| Status | Subtype | Assigned | Task | ||
|---|---|---|---|---|---|
| Resolved | • fsero | T202504 Evaluate VMWare's Harbour as a docker registry | |||
| Resolved | JMeybohm | T212123 Kubernetes clusters roadmap | |||
| Resolved | elukey | T209271 improve docker registry architecture | |||
| Resolved | • fsero | T222210 placeholder task for migration problems |
Event Timeline
On contint1001, using docker-pkg, I have created a new image docker-registry.wikimedia.org/releng/tox:0.4.0.
On WMCS instance, I am unable to pull that image, the manifest is not found.

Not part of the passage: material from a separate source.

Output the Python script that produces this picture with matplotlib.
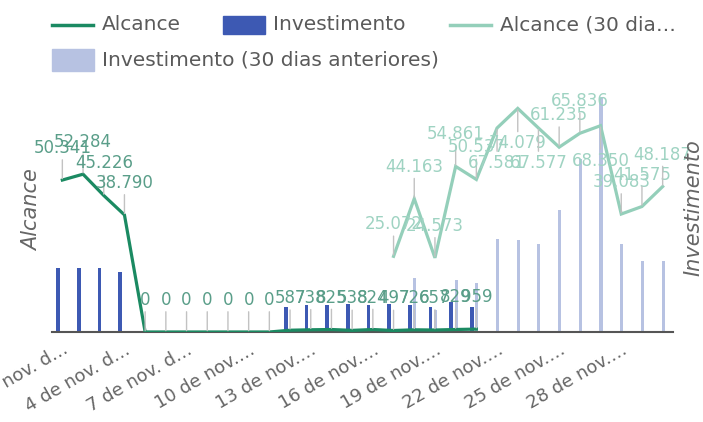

Eventually after sometime it appeared on the catalog at: https://tools.wmflabs.org/dockerregistry/releng/tox/tags/
Later on attempt to fetch yields things such as:
0.4.0: Pulling from releng/tox 8d22d214682d: Already exists dd5d82f356b7: Already exists 6adceec4ad0e: Pulling fs layer 95587f1fdaf7: Pulling fs layer dadbf101c83c: Pulling fs layer 6adceec4ad0e: Retrying in 5 seconds error pulling image configuration: unknown blob
or
0.4.0: Pulling from releng/tox 8d22d214682d: Already exists dd5d82f356b7: Already exists 6adceec4ad0e: Pulling fs layer 95587f1fdaf7: Pulling fs layer dadbf101c83c: Pulling fs layer error pulling image configuration: received unexpected HTTP status: 503 Backend fetch failed
On contint1001, I can pull the image if I refer to docker-registry.discovery.wmnet.
@fsero explained it might be due to a slow cross dc replication.
Mentioned in SAL (#wikimedia-releng) [2019-05-13T14:48:33Z] <hashar> if you build Docker containers, there is a long delay between it being build/published and it actually being available https://phabricator.wikimedia.org/T222210#5176863 known issue
I see something slightly different when I try to pull locally:
docker pull docker-registry.wikimedia.org/releng/quibble-stretch-php70:0.0.31-3
Error response from daemon: manifest for docker-registry.wikimedia.org/releng/quibble-stretch-php70:0.0.31-3 not found: manifest unknown: manifest unknown
This is ~60 minutes after the image was built.
@fsero I am afraid we will need some hot fix to make it way faster. Would it be possible to temporarily switch docker-registry.wikimedia.org to use the main/master registry? The intent is to have the image available as soon as possible after they got published.
@hashar the CR is already there https://gerrit.wikimedia.org/r/c/operations/puppet/+/509879 just need a +1 from Traffic and i´ll merge it
I can confirm that instances are now able to fetch new containers immediately after they have been published. So that solves it for me. Thank you for the very quick fix up!
new registry has been in production for some time without issues, there are some leftovers that need to be addressed i'll open subtasks for that.